Monday, 26 October 2009
A Gate At The Stairs by Lorrie Moore
DATE PUBLISHED: 2009
DATE READ: October 2009
NOTES: I had read many good reviews of Lorrie Moore’s work so I had very high hopes of A Gate At The Stairs. The story is of a young college student, Tassie, who leaves her family farm in the Midwest to find an exciting new life in the provincial town of Troy. She is bemused and bewildered by many of the people she meets and the new things she encounters. Her very quirky and eccentric use of language suffuses the whole book – much of it very witty. Her college classes merge in her mind as she contemplates Intro to Sufism, Soundtracks to War Movies and Pilates/the Neutral Pelvis. She seems to have a bright enquiring mind – but many of her relationships end disastrously.

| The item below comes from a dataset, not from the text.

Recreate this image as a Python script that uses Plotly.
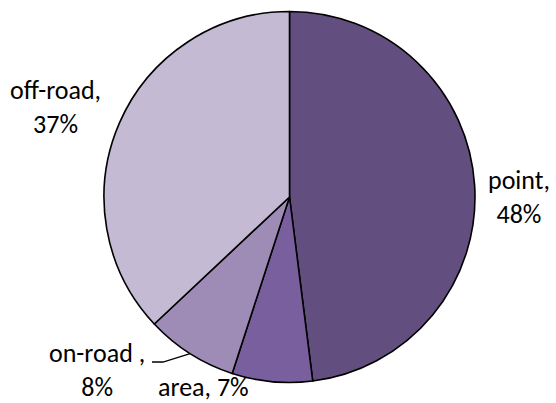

She manages to get a childcare job helping out a professional couple who are in the process of adopting a little girl of mixed race origin. This leads to some interesting reflections of attitudes to race. We could only cheer on Tassie when approached by a woman requesting a play date so that her toddler could have experience of being with a mixed race child. Her quick response was: “I’m sorry, but Mary-Emma already has a lot of white friends.”

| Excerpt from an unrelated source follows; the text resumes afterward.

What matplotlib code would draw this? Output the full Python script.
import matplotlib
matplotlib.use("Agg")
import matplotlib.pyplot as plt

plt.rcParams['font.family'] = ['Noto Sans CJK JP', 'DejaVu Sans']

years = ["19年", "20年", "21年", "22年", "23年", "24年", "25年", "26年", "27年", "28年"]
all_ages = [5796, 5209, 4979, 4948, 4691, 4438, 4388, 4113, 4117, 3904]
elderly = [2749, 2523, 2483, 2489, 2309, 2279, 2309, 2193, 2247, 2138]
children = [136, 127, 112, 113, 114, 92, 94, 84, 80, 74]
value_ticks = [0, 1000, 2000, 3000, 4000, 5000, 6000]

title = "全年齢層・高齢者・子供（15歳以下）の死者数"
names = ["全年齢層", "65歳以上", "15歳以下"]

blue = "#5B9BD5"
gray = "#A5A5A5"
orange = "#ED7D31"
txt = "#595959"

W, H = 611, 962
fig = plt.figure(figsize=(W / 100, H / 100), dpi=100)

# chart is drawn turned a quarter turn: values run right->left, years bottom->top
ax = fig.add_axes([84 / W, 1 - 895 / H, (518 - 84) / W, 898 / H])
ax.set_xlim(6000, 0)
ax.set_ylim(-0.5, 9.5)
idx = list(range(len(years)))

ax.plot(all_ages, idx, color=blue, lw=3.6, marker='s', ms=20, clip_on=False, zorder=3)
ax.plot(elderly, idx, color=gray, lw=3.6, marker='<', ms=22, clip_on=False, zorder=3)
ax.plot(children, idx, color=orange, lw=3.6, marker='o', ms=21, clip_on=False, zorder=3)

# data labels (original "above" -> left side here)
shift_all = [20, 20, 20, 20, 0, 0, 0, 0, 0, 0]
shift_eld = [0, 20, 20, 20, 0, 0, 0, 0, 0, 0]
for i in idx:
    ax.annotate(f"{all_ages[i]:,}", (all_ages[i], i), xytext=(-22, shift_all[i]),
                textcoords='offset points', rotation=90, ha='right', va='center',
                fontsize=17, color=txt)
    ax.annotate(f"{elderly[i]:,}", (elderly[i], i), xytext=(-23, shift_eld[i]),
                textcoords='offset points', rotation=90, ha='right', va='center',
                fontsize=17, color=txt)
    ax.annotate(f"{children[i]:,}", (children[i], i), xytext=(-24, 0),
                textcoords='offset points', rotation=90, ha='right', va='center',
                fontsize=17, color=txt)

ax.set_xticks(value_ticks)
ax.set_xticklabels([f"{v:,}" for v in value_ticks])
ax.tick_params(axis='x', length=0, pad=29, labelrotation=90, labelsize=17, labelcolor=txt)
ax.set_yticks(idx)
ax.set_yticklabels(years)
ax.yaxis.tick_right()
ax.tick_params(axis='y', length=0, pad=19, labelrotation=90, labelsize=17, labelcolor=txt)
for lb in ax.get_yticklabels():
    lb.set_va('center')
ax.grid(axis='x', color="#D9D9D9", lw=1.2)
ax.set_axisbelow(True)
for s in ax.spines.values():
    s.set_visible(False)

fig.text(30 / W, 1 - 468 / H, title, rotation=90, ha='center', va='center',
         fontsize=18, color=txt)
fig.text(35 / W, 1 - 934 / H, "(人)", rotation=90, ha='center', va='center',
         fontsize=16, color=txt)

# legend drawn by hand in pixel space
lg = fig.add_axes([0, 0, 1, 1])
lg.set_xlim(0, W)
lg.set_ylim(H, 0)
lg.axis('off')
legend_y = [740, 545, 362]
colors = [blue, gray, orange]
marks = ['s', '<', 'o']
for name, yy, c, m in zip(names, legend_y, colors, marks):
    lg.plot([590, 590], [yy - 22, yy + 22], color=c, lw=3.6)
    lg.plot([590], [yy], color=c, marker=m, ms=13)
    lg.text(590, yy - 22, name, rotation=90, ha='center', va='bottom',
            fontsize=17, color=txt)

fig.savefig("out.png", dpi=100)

But in the course of the narrative some seriously sad things happen…. But Tassie seemed hardly moved at all and her quirky language just carried on relentlessly – almost to the point of being annoying.
Although the book had so many funny moments it was also bleak and melancholy. The writing is fine – I understand what reviewers rave about. However Sylvia Plath’s The Bell Jar gives a better picture of a young girl finding her way at college and Ann Tyler’s Digging to America is more perceptive about adoption.